Nothing evokes personal memories of death more precisely than a chilling processional of "comfort food" casserole dishes piling up on the kitchen countertops of my childhood home in Cedartown, Georgia.
Sweet potato prayers, mummified macaroni and cheese, tuna helper tears, deathly chicken & dumplings, sorrowful sphaghetti, bereaved banana puddin, even sympathy spam casserole. As soon as anyone bit the dust (with the exception of drunk cousin Lavar who drowned in his fiancée’s daughter’s kiddie pool), countless, ceramic dishes and Tupperware bowls began their death-dirge down the linoleum hallway into our family’s lime green kitchen, seemingly on their own to settle, shellacked in a Saran wrap sarcophagi, for a grueling, month long consumption by my brother and I.
And I’m talking countless, endless casseroles! Everyone sends a casserole when there’s a death in the South. And the food keeps coming long after the deceased is well pumped through with chemicals, gussied up in a slit-down-the-back tux and buried as deep as ricotta in a bubbling, gooey lasagna.

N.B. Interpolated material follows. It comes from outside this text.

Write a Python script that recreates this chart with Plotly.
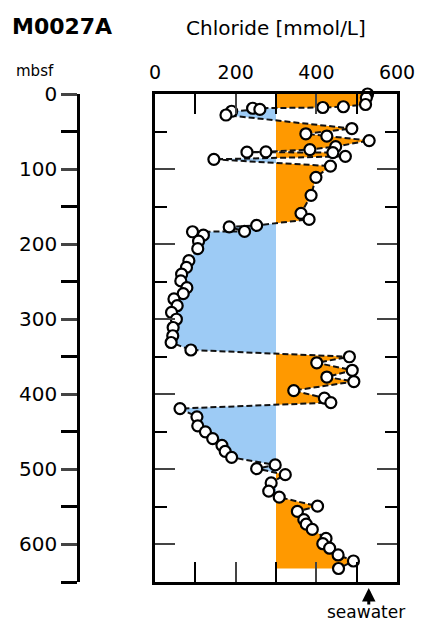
import plotly.graph_objects as go

# Pore-water chloride profile, Site M0027A
depth_mbsf = [
    0, 5, 14, 17, 18, 19, 20.5, 23, 28, 46,
    53, 56, 62, 70, 74, 77, 77.5, 78, 83, 87,
    96, 111, 135, 159, 167, 175, 177, 183, 183.5, 188,
    196, 206, 222, 231, 240, 249, 258, 266, 273, 282,
    291, 300, 311, 322, 331, 341, 350, 358, 368, 377,
    383, 395, 405, 411, 419, 430, 442, 450, 459, 468,
    476, 484, 494, 499, 507, 518, 529, 537, 549, 556,
    567, 573, 580, 592, 599, 605, 614, 622, 632,
]
chloride_mmol = [
    527, 524, 522, 467, 416, 242, 260, 190, 176, 488,
    374, 426, 531, 448, 384, 275, 228, 441, 472, 146,
    435, 399, 387, 362, 382, 252, 184, 222, 93, 120,
    108, 106, 84, 78, 66, 64, 79, 70, 47, 55,
    41, 53, 45, 44, 40, 89, 482, 401, 489, 426,
    493, 344, 420, 436, 62, 104, 106, 125, 143, 166,
    174, 190, 298, 252, 323, 288, 282, 308, 403, 353,
    369, 375, 390, 424, 416, 433, 454, 492, 455,
]

REFERENCE_CL = 300     # fill baseline
SEAWATER_CL = 530      # seawater marker on the x axis

x_ticks = [0, 200, 400, 600]
depth_ticks = [0, 100, 200, 300, 400, 500, 600]
depth_range = [650, 0]

FONT = "DejaVu Sans"
ORANGE = "#FF9900"
BLUE = "#9DCBF5"

W, H = 421, 622


def clipped_profile(xs, ys, base, keep_above):
    """Profile clipped at the baseline, with crossing points inserted."""
    px, py = [], []
    clip = (lambda v: max(v, base)) if keep_above else (lambda v: min(v, base))
    for i in range(len(xs)):
        if i > 0:
            x0, y0, x1, y1 = xs[i - 1], ys[i - 1], xs[i], ys[i]
            if (x0 - base) * (x1 - base) < 0:
                t = (base - x0) / (x1 - x0)
                px.append(base)
                py.append(y0 + t * (y1 - y0))
        px.append(clip(xs[i]))
        py.append(ys[i])
    return [base] + px + [base], [ys[0]] + py + [ys[-1]]


fig = go.Figure()

ox, oy = clipped_profile(chloride_mmol, depth_mbsf, REFERENCE_CL, True)
bx, by = clipped_profile(chloride_mmol, depth_mbsf, REFERENCE_CL, False)

fig.add_trace(go.Scatter(x=ox, y=oy, mode="lines", fill="toself",
                         fillcolor=ORANGE, line=dict(width=0),
                         hoverinfo="skip", showlegend=False))
fig.add_trace(go.Scatter(x=bx, y=by, mode="lines", fill="toself",
                         fillcolor=BLUE, line=dict(width=0),
                         hoverinfo="skip", showlegend=False))

fig.add_trace(go.Scatter(
    x=chloride_mmol, y=depth_mbsf, mode="lines+markers",
    line=dict(color="#111111", width=2, dash="6px,3px"),
    marker=dict(size=11, color="white", line=dict(color="black", width=2.2)),
    cliponaxis=False, showlegend=False,
))

# carrier for the separate depth scale
fig.add_trace(go.Scatter(x=[0, 0], y=[0, 650], yaxis="y2", mode="lines",
                         opacity=0, hoverinfo="skip", showlegend=False))

x0, x1 = 155 / W, 397 / W
y0, y1 = (H - 582) / H, (H - 94) / H

fig.update_layout(
    width=W, height=H,
    margin=dict(l=0, r=0, t=0, b=0),
    paper_bgcolor="white", plot_bgcolor="white",
    font=dict(family=FONT, color="black"),
    xaxis=dict(
        domain=[x0, x1], range=[0, 600], side="top",
        tickvals=x_ticks, ticks="inside", ticklen=20, tickwidth=2,
        minor=dict(dtick=100, ticks="inside", ticklen=12, tickwidth=2,
                   tickcolor="black", showgrid=False),
        showline=True, linewidth=2.5, linecolor="black", mirror="allticks",
        showgrid=False, zeroline=False, tickfont=dict(size=19),
        ticklabelstandoff=5, automargin=False,
    ),
    yaxis=dict(
        domain=[y0, y1], range=depth_range,
        tickvals=depth_ticks, ticks="inside", ticklen=20, tickwidth=2,
        minor=dict(dtick=50, ticks="inside", ticklen=12, tickwidth=2,
                   tickcolor="black", showgrid=False),
        showticklabels=False,
        showline=True, linewidth=2.5, linecolor="black", mirror="allticks",
        showgrid=False, zeroline=False, automargin=False,
    ),
    yaxis2=dict(
        overlaying="y", anchor="free", position=78 / W, side="left",
        range=depth_range, tickvals=depth_ticks,
        ticks="outside", ticklen=16, tickwidth=2.5,
        minor=dict(dtick=50, ticks="outside", ticklen=16, tickwidth=2.5,
                   tickcolor="black", showgrid=False),
        showline=True, linewidth=2.5, linecolor="black",
        showgrid=False, zeroline=False, tickfont=dict(size=20),
        automargin=False,
    ),
)

fig.add_annotation(text="<b>M0027A</b>", xref="paper", yref="paper",
                   x=10 / W, y=(H - 26) / H, xanchor="left", yanchor="middle",
                   showarrow=False, font=dict(size=22))
fig.add_annotation(text="Chloride [mmol/L]", xref="paper", yref="paper",
                   x=276 / W, y=(H - 28) / H, xanchor="center", yanchor="middle",
                   showarrow=False, font=dict(size=20))
fig.add_annotation(text="mbsf", xref="paper", yref="paper",
                   x=14 / W, y=(H - 71) / H, xanchor="left", yanchor="middle",
                   showarrow=False, font=dict(size=15))
fig.add_annotation(text="", x=SEAWATER_CL, xref="x", y=(H - 588) / H, yref="paper",
                   showarrow=True, arrowhead=2, arrowsize=0.9, arrowwidth=3,
                   arrowcolor="black", ax=0, ay=18)
fig.add_annotation(text="seawater", xref="paper", yref="paper",
                   x=366 / W, y=(H - 612) / H, xanchor="center", yanchor="middle",
                   showarrow=False, font=dict(size=17))

fig.write_html("out.html")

The ”better” families (better meaning the ones of prestige … or those who want to appear prestigious, it’s a very fine point of distinction) send actual cookware with serving spoons. Most, however, offer their sludge of sorrow in simple aluminum foil dishes. No clean up and, most importantly, the sympathetic sender has absolutely no need to retrieve a piece of cookware from the bereaved, and thus be cajoled into offering additional assistance.
Because in the South, face-to-face with the survivors of tragedy, you absolutely must offer “is there anything else I can help you with?” And 9 out of 10 times it’s merely decorum. As a survivor of death you’re expected to accept the generous thirty or forty casseroles, however that’s the limit! Any assistance beyond that and you’re pushing into the accepted boundaries of public sympathy. You’re expected to bury your sorrow and needs until the public is out of sight.
Be thankful God's children gave you those casseroles and cry in private.